→ STATED TASK
Every record below should be transcribed exactly. Omit the images.

Dataset entries:
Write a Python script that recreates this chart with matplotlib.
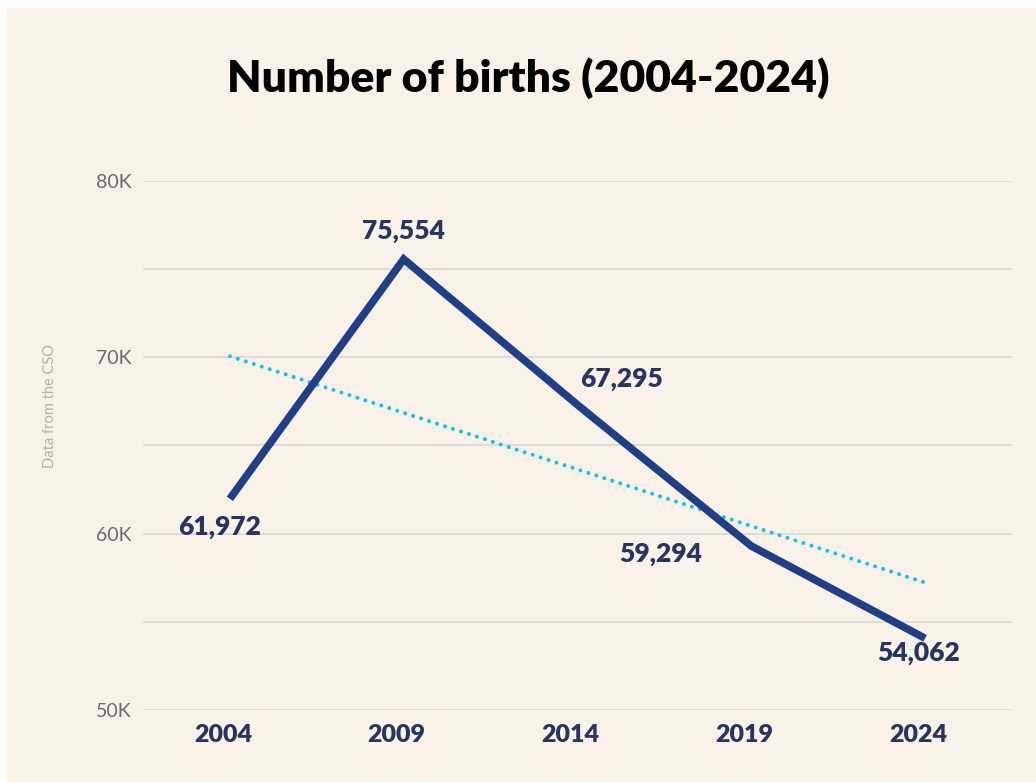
import matplotlib
matplotlib.use("Agg")
import matplotlib.pyplot as plt
import numpy as np
from matplotlib.patches import Rectangle

years = ["2004", "2009", "2014", "2019", "2024"]
births = [61972, 75554, 67295, 59294, 54062]
label_texts = ["61,972", "75,554", "67,295", "59,294", "54,062"]
ytick_vals = [50000, 60000, 70000, 80000]
ytick_labels = ["50K", "60K", "70K", "80K"]

BG = "#FAF2E8"
NAVY = "#203F86"
TEXT_NAVY = "#263660"
CYAN = "#1BC0E4"

W, H = 1036, 782
fig = plt.figure(figsize=(W / 100, H / 100), dpi=100, facecolor="white")
fig.patches.append(Rectangle((7 / W, 0), 1 - 7 / W, 1 - 8 / H, transform=fig.transFigure,
                             facecolor=BG, edgecolor="none", zorder=-10))

left, right = 143 / W, 1012 / W
y80, y50 = 180.7, 710
ax = fig.add_axes([left, 1 - y50 / H, right - left, (y50 - y80) / H])
ax.set_facecolor("none")

x = np.arange(len(years))
ax.set_xlim(-0.5, len(years) - 0.5)
ax.set_ylim(50000, 80000)

for v in np.arange(50000, 80001, 5000):
    ax.axhline(v, color="#DCDADA", lw=1.3, zorder=1)

ax.plot(x, births, color=NAVY, lw=5.5, solid_joinstyle="miter", solid_capstyle="butt", zorder=3)

coef = np.polyfit(x, births, 1)
trend = np.polyval(coef, x)
ax.plot(x, trend, color=CYAN, lw=2.9, linestyle=(0, (0.01, 2.07)), dash_capstyle="round", zorder=2)

offsets = [(-7.5, -20), (0, 20), (32, 18.5), (-65, -6), (-5, -10.5)]
for xi, yi, t, (dx, dy) in zip(x, births, label_texts, offsets):
    ax.annotate(t, (xi, yi), xytext=(dx, dy), textcoords="offset points",
                ha="center", va="center", fontsize=19, fontweight="heavy",
                color=TEXT_NAVY, fontfamily="Lato", zorder=4)

# category labels sit slightly left of the band centres, as in the original
ax.set_xticks(x - 0.04)
ax.set_xticklabels(years, fontsize=18, fontweight="heavy", color=TEXT_NAVY, fontfamily="Lato")
ax.set_yticks(ytick_vals)
ax.set_yticklabels(ytick_labels, fontsize=14, color="#6A6A6A", fontfamily="Lato")
ax.tick_params(axis="both", length=0)
ax.tick_params(axis="x", pad=10)
ax.tick_params(axis="y", pad=8)
for s in ax.spines.values():
    s.set_visible(False)

fig.text(528 / W, 1 - 78 / H, "Number of births (2004-2024)", ha="center", va="center",
         fontsize=32, fontweight="heavy", color="black", fontfamily="Lato")
fig.text(50 / W, 1 - 406 / H, "Data from the CSO", rotation=90, ha="center", va="center",
         fontsize=10.5, color="#B5B0AC", fontfamily="Lato")

fig.savefig("out.png", dpi=100, facecolor=fig.get_facecolor())
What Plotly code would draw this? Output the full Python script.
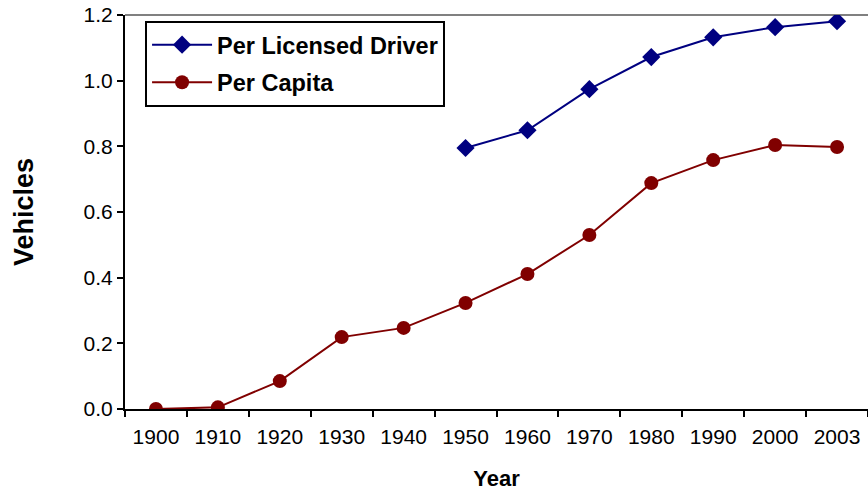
import plotly.graph_objects as go

# Vehicles per licensed driver and per capita, US
years = ['1900', '1910', '1920', '1930', '1940', '1950',
         '1960', '1970', '1980', '1990', '2000', '2003']
per_driver = [None, None, None, None, None, 0.795,
              0.849, 0.974, 1.072, 1.132, 1.163, 1.181]
per_capita = [0.0, 0.005, 0.085, 0.219, 0.247, 0.323,
              0.411, 0.530, 0.688, 0.758, 0.804, 0.798]

fig = go.Figure()

fig.add_trace(go.Scatter(
    x=years, y=per_driver, name='<b>Per Licensed Driver</b>',
    mode='lines+markers', legendgroup='a',
    line=dict(color='#000080', width=2),
    marker=dict(symbol='diamond', size=14, color='#000080'),
))
fig.add_trace(go.Scatter(
    x=years, y=per_capita, name='<b>Per Capita</b>',
    mode='lines+markers', legendgroup='b',
    line=dict(color='#800000', width=2),
    marker=dict(symbol='circle', size=14, color='#800000'),
))

# gray top border of the plot area
fig.add_shape(type='line', xref='paper', yref='paper', x0=0, x1=1, y0=1, y1=1,
              line=dict(color='#808080', width=2), layer='below')

fig.update_layout(
    width=868, height=491,
    margin=dict(l=125, r=0, t=15, b=82),
    plot_bgcolor='white',
    paper_bgcolor='white',
    font=dict(family='Arial, Liberation Sans, sans-serif', size=21, color='black'),
    xaxis=dict(
        type='category',
        title=dict(text='<b>Year</b>', font=dict(size=22), standoff=24),
        showgrid=False,
        showline=True, linecolor='black', linewidth=2,
        ticks='outside', ticklen=6, tickcolor='black', tickwidth=2,
        tickson='boundaries', ticklabelstandoff=8,
        range=[-0.5, 11.5],
    ),
    yaxis=dict(
        title=dict(text='<b>Vehicles</b>', font=dict(size=27), standoff=42),
        range=[0, 1.2],
        dtick=0.2, tickformat='.1f',
        showgrid=False, zeroline=False,
        showline=True, linecolor='black', linewidth=2,
        ticks='outside', ticklen=6, tickcolor='black', tickwidth=2,
    ),
    showlegend=True,
    legend=dict(
        x=0.027, y=0.985, xanchor='left', yanchor='top',
        bordercolor='black', borderwidth=2, bgcolor='white',
        font=dict(size=23.5), traceorder='grouped', tracegroupgap=4,
        itemwidth=60,
    ),
)

# drop the default 8px page margin so the figure fills the window
fig.write_html("out.html", config={'displayModeBar': False},
               post_script="document.body.style.margin='0';")
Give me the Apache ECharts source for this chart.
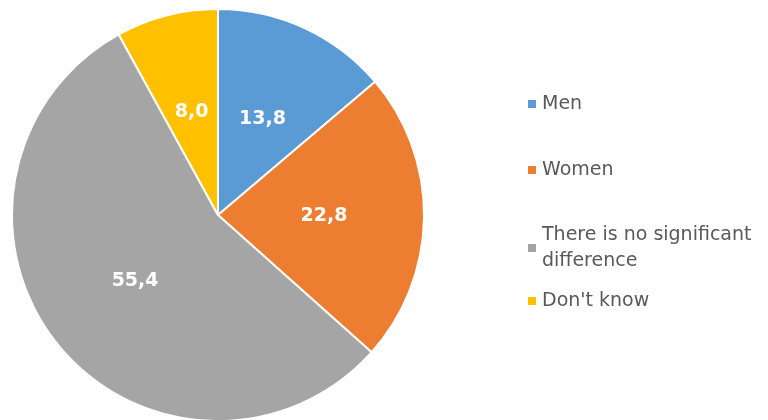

→ COMPLETE RESPONSE
Write a Python script that recreates this chart with matplotlib.
import matplotlib
matplotlib.use("Agg")
import matplotlib.pyplot as plt
import numpy as np
from matplotlib.patches import Rectangle

years = ["2004", "2009", "2014", "2019", "2024"]
births = [61972, 75554, 67295, 59294, 54062]
label_texts = ["61,972", "75,554", "67,295", "59,294", "54,062"]
ytick_vals = [50000, 60000, 70000, 80000]
ytick_labels = ["50K", "60K", "70K", "80K"]

BG = "#FAF2E8"
NAVY = "#203F86"
TEXT_NAVY = "#263660"
CYAN = "#1BC0E4"

W, H = 1036, 782
fig = plt.figure(figsize=(W / 100, H / 100), dpi=100, facecolor="white")
fig.patches.append(Rectangle((7 / W, 0), 1 - 7 / W, 1 - 8 / H, transform=fig.transFigure,
                             facecolor=BG, edgecolor="none", zorder=-10))

left, right = 143 / W, 1012 / W
y80, y50 = 180.7, 710
ax = fig.add_axes([left, 1 - y50 / H, right - left, (y50 - y80) / H])
ax.set_facecolor("none")

x = np.arange(len(years))
ax.set_xlim(-0.5, len(years) - 0.5)
ax.set_ylim(50000, 80000)

for v in np.arange(50000, 80001, 5000):
    ax.axhline(v, color="#DCDADA", lw=1.3, zorder=1)

ax.plot(x, births, color=NAVY, lw=5.5, solid_joinstyle="miter", solid_capstyle="butt", zorder=3)

coef = np.polyfit(x, births, 1)
trend = np.polyval(coef, x)
ax.plot(x, trend, color=CYAN, lw=2.9, linestyle=(0, (0.01, 2.07)), dash_capstyle="round", zorder=2)

offsets = [(-7.5, -20), (0, 20), (32, 18.5), (-65, -6), (-5, -10.5)]
for xi, yi, t, (dx, dy) in zip(x, births, label_texts, offsets):
    ax.annotate(t, (xi, yi), xytext=(dx, dy), textcoords="offset points",
                ha="center", va="center", fontsize=19, fontweight="heavy",
                color=TEXT_NAVY, fontfamily="Lato", zorder=4)

# category labels sit slightly left of the band centres, as in the original
ax.set_xticks(x - 0.04)
ax.set_xticklabels(years, fontsize=18, fontweight="heavy", color=TEXT_NAVY, fontfamily="Lato")
ax.set_yticks(ytick_vals)
ax.set_yticklabels(ytick_labels, fontsize=14, color="#6A6A6A", fontfamily="Lato")
ax.tick_params(axis="both", length=0)
ax.tick_params(axis="x", pad=10)
ax.tick_params(axis="y", pad=8)
for s in ax.spines.values():
    s.set_visible(False)

fig.text(528 / W, 1 - 78 / H, "Number of births (2004-2024)", ha="center", va="center",
         fontsize=32, fontweight="heavy", color="black", fontfamily="Lato")
fig.text(50 / W, 1 - 406 / H, "Data from the CSO", rotation=90, ha="center", va="center",
         fontsize=10.5, color="#B5B0AC", fontfamily="Lato")

fig.savefig("out.png", dpi=100, facecolor=fig.get_facecolor())
What Plotly code would draw this? Output the full Python script.
import plotly.graph_objects as go

# Vehicles per licensed driver and per capita, US
years = ['1900', '1910', '1920', '1930', '1940', '1950',
         '1960', '1970', '1980', '1990', '2000', '2003']
per_driver = [None, None, None, None, None, 0.795,
              0.849, 0.974, 1.072, 1.132, 1.163, 1.181]
per_capita = [0.0, 0.005, 0.085, 0.219, 0.247, 0.323,
              0.411, 0.530, 0.688, 0.758, 0.804, 0.798]

fig = go.Figure()

fig.add_trace(go.Scatter(
    x=years, y=per_driver, name='<b>Per Licensed Driver</b>',
    mode='lines+markers', legendgroup='a',
    line=dict(color='#000080', width=2),
    marker=dict(symbol='diamond', size=14, color='#000080'),
))
fig.add_trace(go.Scatter(
    x=years, y=per_capita, name='<b>Per Capita</b>',
    mode='lines+markers', legendgroup='b',
    line=dict(color='#800000', width=2),
    marker=dict(symbol='circle', size=14, color='#800000'),
))

# gray top border of the plot area
fig.add_shape(type='line', xref='paper', yref='paper', x0=0, x1=1, y0=1, y1=1,
              line=dict(color='#808080', width=2), layer='below')

fig.update_layout(
    width=868, height=491,
    margin=dict(l=125, r=0, t=15, b=82),
    plot_bgcolor='white',
    paper_bgcolor='white',
    font=dict(family='Arial, Liberation Sans, sans-serif', size=21, color='black'),
    xaxis=dict(
        type='category',
        title=dict(text='<b>Year</b>', font=dict(size=22), standoff=24),
        showgrid=False,
        showline=True, linecolor='black', linewidth=2,
        ticks='outside', ticklen=6, tickcolor='black', tickwidth=2,
        tickson='boundaries', ticklabelstandoff=8,
        range=[-0.5, 11.5],
    ),
    yaxis=dict(
        title=dict(text='<b>Vehicles</b>', font=dict(size=27), standoff=42),
        range=[0, 1.2],
        dtick=0.2, tickformat='.1f',
        showgrid=False, zeroline=False,
        showline=True, linecolor='black', linewidth=2,
        ticks='outside', ticklen=6, tickcolor='black', tickwidth=2,
    ),
    showlegend=True,
    legend=dict(
        x=0.027, y=0.985, xanchor='left', yanchor='top',
        bordercolor='black', borderwidth=2, bgcolor='white',
        font=dict(size=23.5), traceorder='grouped', tracegroupgap=4,
        itemwidth=60,
    ),
)

# drop the default 8px page margin so the figure fills the window
fig.write_html("out.html", config={'displayModeBar': False},
               post_script="document.body.style.margin='0';")
Give me the Apache ECharts source for this chart.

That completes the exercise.